In these uncertain times where should we place our hard earned savings?
Gold, commodities, bonds, equities, cash, fine art, wine, antiques, property?
I've never seen such a divergence of opinion in this regard, and perhaps the
best policy would be to spread the risk a little and diversify into all these
asset classes while we ride out the storm.
I myself however, am 100% equities, and this is why.
1) Cash: quite frankly with inflation running so high and interest rates so
low cash is a VERY bad place to have your money as its purchasing power will
gradually be eroded over time. Rather than being risk free there is a 100% risk
of you losing money. Stay away!
2) Gold: there are lots of gold bugs out there right now; including many
governments who are buying up all the gold they can, thus driving up the price
to extreme levels. Gold is a traditional 'safe haven' asset, and with all the
unprecedented loose monetary policy (Low interest rates/Quantitative easing)
going on, the price may have a lot further to run.
However, gold has no real underlying value to underpin the price. Sooner or
later when economic conditions improve, people will move out of gold en masse
and the price will collapse. Add this to the fact that gold produces zero
returns (actually might cost you quite a bit to store) and it appears to me
that far from being a safe haven it is actually one of the more risky asset
classes out there right now. I may be proved wrong in the short/medium term because i have no idea how much further the price will run, but eventually the price will collapse and there will be tears (not mine).

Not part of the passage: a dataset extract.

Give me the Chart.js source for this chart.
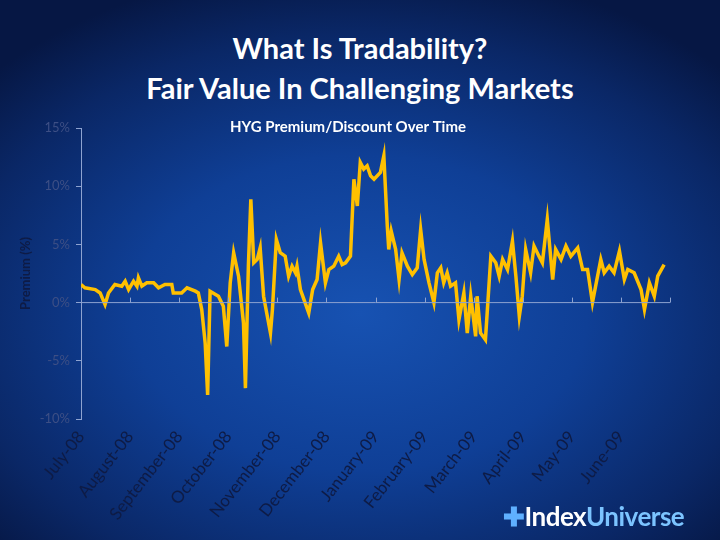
<!DOCTYPE html>
<html><head><meta charset="utf-8">
<script src="https://cdn.jsdelivr.net/npm/chart.js@4"></script>
<style>
html,body{margin:0;padding:0;}
body{width:720px;height:540px;overflow:hidden;position:relative;
background:radial-gradient(ellipse 70% 65% at 50% 58%,#1752b2 0%,#0f3f96 45%,#0a2766 80%,#061744 100%);font-family:Lato,"Open Sans",sans-serif;}
#title{position:absolute;top:28px;left:0;width:720px;text-align:center;color:#fff;font-weight:bold;font-size:29px;line-height:40px;}
#logo{position:absolute;left:503px;top:500px;font-size:26px;font-weight:bold;letter-spacing:-0.5px;}
#c{position:absolute;left:0;top:0;}
</style></head><body>
<div id="title">What Is Tradability?<br>Fair Value In Challenging Markets</div>
<canvas id="c" width="720" height="540"></canvas>
<div id="logo"><span style="color:#5fb0ff">✚</span><span style="color:#fff">Index</span><span style="color:#7cc4ff">Universe</span></div>
<script>
const monthLabels=["July-08","August-08","September-08","October-08","November-08","December-08","January-09","February-09","March-09","April-09","May-09","June-09"];
const yTicks=[15,10,5,0,-5,-10];
const monthPos=[0,0.08,0.29,0.39,0.49,0.56,0.69,0.83,0.90,0.97,1.07,1.14,1.17,1.24,1.34,1.48,1.58,1.71,1.85,1.88,2.05,2.16,2.33,2.39,2.46,2.53,2.58,2.63,2.80,2.90,2.97,3.04,3.11,3.21,3.31,3.35,3.41,3.46,3.52,3.59,3.65,3.72,3.86,3.90,3.98,4.06,4.16,4.23,4.30,4.37,4.40,4.47,4.64,4.72,4.81,4.88,4.98,5.05,5.15,5.25,5.32,5.39,5.49,5.56,5.63,5.69,5.76,5.83,5.90,5.97,6.10,6.17,6.24,6.27,6.32,6.41,6.48,6.54,6.65,6.75,6.85,6.92,6.99,7.09,7.19,7.26,7.33,7.39,7.46,7.53,7.63,7.70,7.80,7.87,7.94,8.04,8.07,8.14,8.24,8.35,8.45,8.52,8.59,8.69,8.79,8.86,8.93,8.99,9.06,9.16,9.23,9.33,9.40,9.50,9.61,9.67,9.78,9.88,9.98,10.12,10.22,10.32,10.42,10.59,10.66,10.76,10.86,10.97,11.07,11.14,11.27,11.41,11.48,11.58,11.68,11.75,11.88];
const premium=[1.55,1.27,1.12,0.83,-0.17,0.83,1.55,1.41,1.84,1.12,1.84,1.41,2.13,1.41,1.70,1.70,1.27,1.55,1.55,0.83,0.83,1.27,0.98,0.83,-0.6,-3.48,-7.93,0.98,0.55,-0.32,-3.77,1.70,4.28,2.27,-1.75,-7.35,3.13,8.88,3.42,3.71,4.71,0.55,-2.61,-0.6,5.43,4.28,3.99,2.27,3.13,2.56,3.13,1.12,-0.89,1.12,1.98,5.14,1.70,2.84,3.13,3.99,3.27,3.42,3.99,10.6,8.3,12.04,11.47,11.75,10.89,10.6,11.18,12.61,6.58,4.57,6.15,4.57,1.98,4.28,3.13,2.41,2.99,6.29,3.71,1.70,0,2.56,2.99,1.70,2.56,1.41,1.70,-1.47,0.83,-2.61,0.55,-2.9,0.55,-2.61,-3.19,3.99,3.42,2.27,3.71,2.84,5.29,2.27,-1.18,0.55,4.57,2.56,4.86,3.99,3.42,7.15,1.98,4.57,3.71,4.86,3.99,4.71,2.84,2.84,0,3.71,2.56,3.13,2.56,4.43,1.98,2.84,2.56,1.12,-0.6,1.70,0.55,2.27,3.27];
const points=monthPos.map((m,i)=>({x:m,y:premium[i]}));
const lbl='#0e1b45', axisCol='#8ea3d0';
const extra={id:'extra',afterDraw(ch){
 const c=ch.ctx,xs=ch.scales.x,ys=ch.scales.y,y0=ys.getPixelForValue(0);
 c.save();c.strokeStyle=axisCol;c.lineWidth=1;c.beginPath();
 c.moveTo(xs.left,y0);c.lineTo(xs.right,y0);
 for(let i=0;i<=12;i++){const px=Math.round(xs.getPixelForValue(i))+0.5;c.moveTo(px,y0);c.lineTo(px,y0-5);}
 c.stroke();
 c.fillStyle='#ffffff';c.font='bold 15px Lato';c.textAlign='center';c.fillText('HYG Premium/Discount Over Time',348,132);
 c.restore();}};
new Chart(document.getElementById('c'),{type:'line',
 data:{datasets:[{data:points,borderColor:'#FFC000',borderWidth:3.5,pointRadius:0,tension:0,fill:false}]},
 options:{responsive:false,animation:false,
  layout:{padding:{left:0,top:128,right:50,bottom:0}},
  plugins:{legend:{display:false},tooltip:{enabled:false}},
  scales:{
   x:{type:'linear',min:0,max:12,afterFit(s){s.height=121;},
    afterBuildTicks(s){s.ticks=monthLabels.map((_,i)=>({value:i}));},
    ticks:{autoSkip:false,minRotation:52,maxRotation:52,color:lbl,padding:0,font:{family:'Lato',size:17},
      callback:(v)=>monthLabels[v]},
    grid:{display:false},border:{display:false}},
   y:{min:-10,max:15,afterFit(s){s.width=81;},
    afterBuildTicks(s){s.ticks=yTicks.map(v=>({value:v}));},
    ticks:{color:'#3d4f85',font:{family:'Lato',size:13},callback:v=>v+'%',padding:6},
    grid:{drawOnChartArea:false,color:axisCol,tickLength:5},border:{color:axisCol},
    title:{display:true,text:'Premium (%)',color:lbl,font:{family:'Lato',size:13,weight:'bold'},padding:{top:18,bottom:0}}}
  }},plugins:[extra]});
</script></body></html>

3) Bonds: usually bonds play an integral role in any portfolio, and can be a
very useful asset class for those with a lower appetite for risk but who also
wish to protect their savings from the ravages of inflation. However because of
the recent mass intervention into bond markets by western governments the world’s
bond markets have become very unstable and unpredictable, bond yields are also
very low in those countries that are perceived as safe, therefore offering
minimal protection against inflation right now.
Corporate bonds might be a better option in these times as they are offering
higher yields and also it could be argued that the issuing companies are at far
less risk of default than the countries in which they are listed.
4) Property: There is a strong case for
UK
property based on supply/demand dynamics. However when interest rates finally
start to rise again, affordability will hamper the market. It is my personal
view that housing will significantly under perform equities in the long term
and that you would be better off buying shares in certain house builders than
houses themselves.
5) Fine art/ Antiques/ Vintage Wine: I'm sure that there is some serious
money to be made in these asset classes. As countries like
China
get increasingly richer these luxury goods will probably skyrocket in price due
to the extra demand. I myself know nothing about fine art and antiques though,
and would probably just drink the wine. So I won't be bothering with any of
these.
That leaves equities, my asset class of choice. I think if you have an
investment time horizon of 15+ years then equities are definitely the place for
your money for the following reasons.
a) They are very cheap. The FTSE is currently trading at a P/E ratio of
about 11, that's significantly lower than its long run average of 14/15 so
there is easily potential for 30% + gains before shares become even fair value.
b) Dividends are high and getting higher. Many mega cap stocks such as
Vodaphone, AstraZeneca etc are throwing off 5/6% dividends, this coupled with a
huge potential for capital gains means that double digit annual returns should
be possible over the long term for investors in these businesses.
c) Companies on the whole are in very good shape. Yes there have been casualties
of the recession, especially in High St Retail where firms are suffering from
strong competition from internet based firms. But many firms, such as the two
mentioned above, are sitting on huge cash piles and have overseas exposure so
are capitalising on emerging markets. It should be noted that most companies in
the FTSE100 do more business abroad than they do in
Britain,
so an investment in a UK FTSE100 tracker for example, offers substantial global
diversification.
So there you have it! If you have a long enough investment time line to see
through the global debt crisis and the Euro zone single currency problems, then
equities are probably the asset for you. This is my view and any further crisis
that drives down the price of equities I will view as a buying opportunity.